Reports on the impacts of staffing shortages are increasing, according to DMN, and butter producers are providing notable percentage decreases regarding inventories versus being fully staffed. Prices were generally steeper but some mid to later week cream deals were at a bargain. Food service sales remain healthy, while retail demand is beginning to pick up. Fall demand increases are expected to affect retail sales in a more matter-of-fact way this year than last. Still, butter market tones are noted as “steady to slightly bullish,” DMN said.

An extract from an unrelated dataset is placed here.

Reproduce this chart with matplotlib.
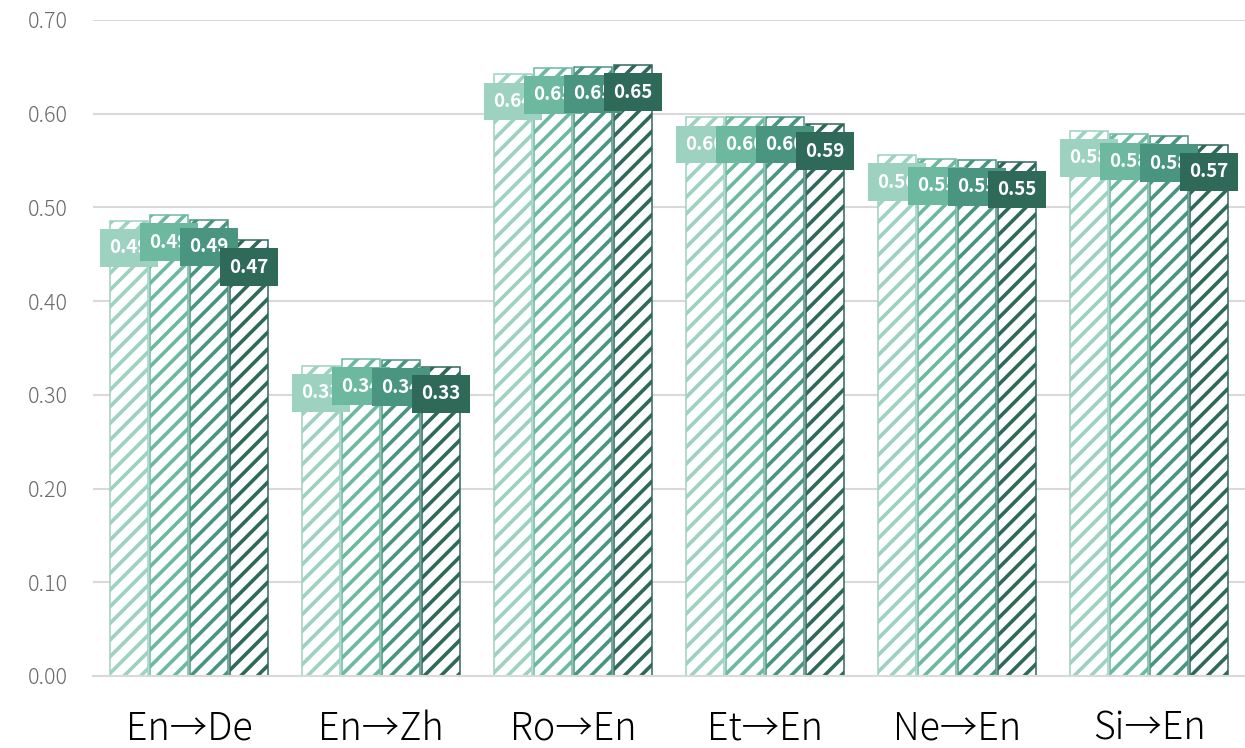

Cream is tighter in the West and butter production schedules are mixed. Inventories are ample. Food service orders are steady overall, but some contacts note that demand is beginning to falter in areas with COVID-related temporary school closures or where increasing case numbers or stringent public health precautions may be contributing to lower dine-in numbers at restaurants. Retail sales are fairly level but some grocers are placing larger orders in anticipation of strong customer demand for holiday cooking and baking later this year.
The Daily Dairy Report’s Sarina Sharp wrote in the Sept. 10 Milk Producers Council newsletter that “In the absence of cheap spot milk, cheesemakers are fortifying vats with NDM. Despite the snarls in the global supply chain, exporters are moving big volumes of powder to Mexico and Asia. The fundamentals are friendly, but it may take something more to lift NDM prices. The last time U.S. prices were this high, powder stocks were much lower than they are today.”